For no apparent reason, other than a ham-fisted plot device to show us just how terrible the Germans are, Law and Fiennes hang around with the most wholesome and mind-bendingly boring family in all of Stalingrad. The little boy, who looked like he got lost on his way home from playing Oliver Twist in his school play, only exists so he can be killed. We're supposed to be furious at the barbaric Germans, but not having to look at his big eyes and wait for him to hold out a bowl and say, "Sir, more porridge please" was more a relief than anything else.

The scenes where Harris and Law hunt each other are pretty riveting for a while, but in the end they're like an old hooker - the first time it's tight and exciting, but after about the billionth, it's just sloppy and sad, and you can't wait to get it over with. You stop rooting for the good guy and just wish somebody would get his head blown off already so you can go home.
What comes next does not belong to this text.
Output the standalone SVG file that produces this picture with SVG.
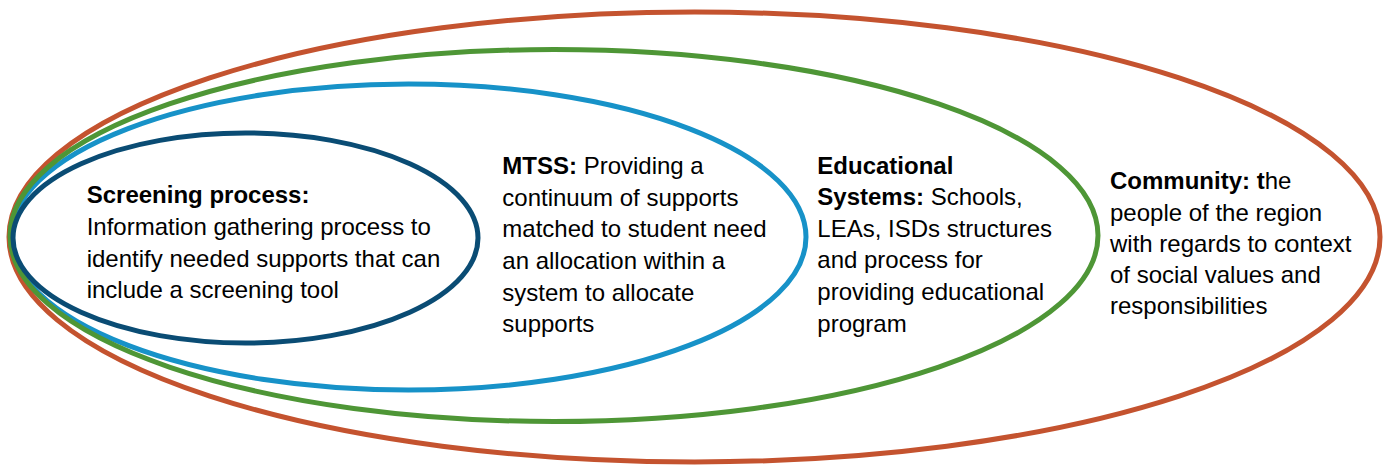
<svg xmlns="http://www.w3.org/2000/svg" width="1389" height="466" viewBox="0 0 1389 466">
<style>
.ring{fill:none;stroke-width:5}
.t{font-family:"Liberation Sans",Arial,sans-serif;font-size:24px;fill:#000}
.b{font-weight:bold}
</style>
<rect width="1389" height="466" fill="#fff"/>
<g id="community">
<ellipse class="ring" cx="694.5" cy="237" rx="685.5" ry="225" stroke="#C4532F"/>
<text class="t" x="1110" y="189.3"><tspan class="b">Community: t</tspan>he</text>
<text class="t" x="1110" y="221">people of the region</text>
<text class="t" x="1110" y="251.7">with regards to context</text>
<text class="t" x="1110" y="282.7">of social values and</text>
<text class="t" x="1110" y="314.3">responsibilities</text>
</g>
<g id="mtss">
<ellipse class="ring" cx="408.5" cy="237" rx="397.5" ry="153" stroke="#1792C8"/>
<text class="t" x="502.3" y="174"><tspan class="b">MTSS:</tspan> Providing a</text>
<text class="t" x="502.3" y="205.7">continuum of supports</text>
<text class="t" x="502.3" y="237.3">matched to student need</text>
<text class="t" x="502.3" y="269">an allocation within a</text>
<text class="t" x="502.3" y="300.7">system to allocate</text>
<text class="t" x="502.3" y="331.7">supports</text>
</g>
<g id="educational">
<ellipse class="ring" cx="554" cy="235.5" rx="544" ry="186" stroke="#4E9636"/>
<text class="t b" x="817.3" y="174.3">Educational</text>
<text class="t" x="817.3" y="205"><tspan class="b">Systems:</tspan> Schools,</text>
<text class="t" x="817.3" y="236.7">LEAs, ISDs structures</text>
<text class="t" x="817.3" y="268.3">and process for</text>
<text class="t" x="817.3" y="300">providing educational</text>
<text class="t" x="817.3" y="331.7">program</text>
</g>
<g id="screening">
<ellipse class="ring" cx="245.5" cy="238" rx="232.5" ry="105" stroke="#0A4C74"/>
<text class="t b" x="86.7" y="203.3">Screening process:</text>
<text class="t" x="86.7" y="235">Information gathering process to</text>
<text class="t" x="86.7" y="266.7">identify needed supports that can</text>
<text class="t" x="86.7" y="298.3">include a screening tool</text>
</g>
<g id="connectors"/>
</svg>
One thing I will say, though, is that if there's one thing the frogs do well it's sex scenes, and Annaud tosses in a great one, just so he won't lose his French Director's card. When Weisz reaches her grubby hand into Law's pants, and they frantically hump amongst the sleeping Russian soldiers, I practically creamed my shorts right there. If I had only known that the next ten minutes of the movie were going to be so dull, I could have locked myself in the bathroom stall to finish the job.

Two Fingers for Enemy at the Gates. It could have been three if it was much shorter. And Five dirty Fingers for Rachel Weisz' grabby hands and wild-eyed orgasms.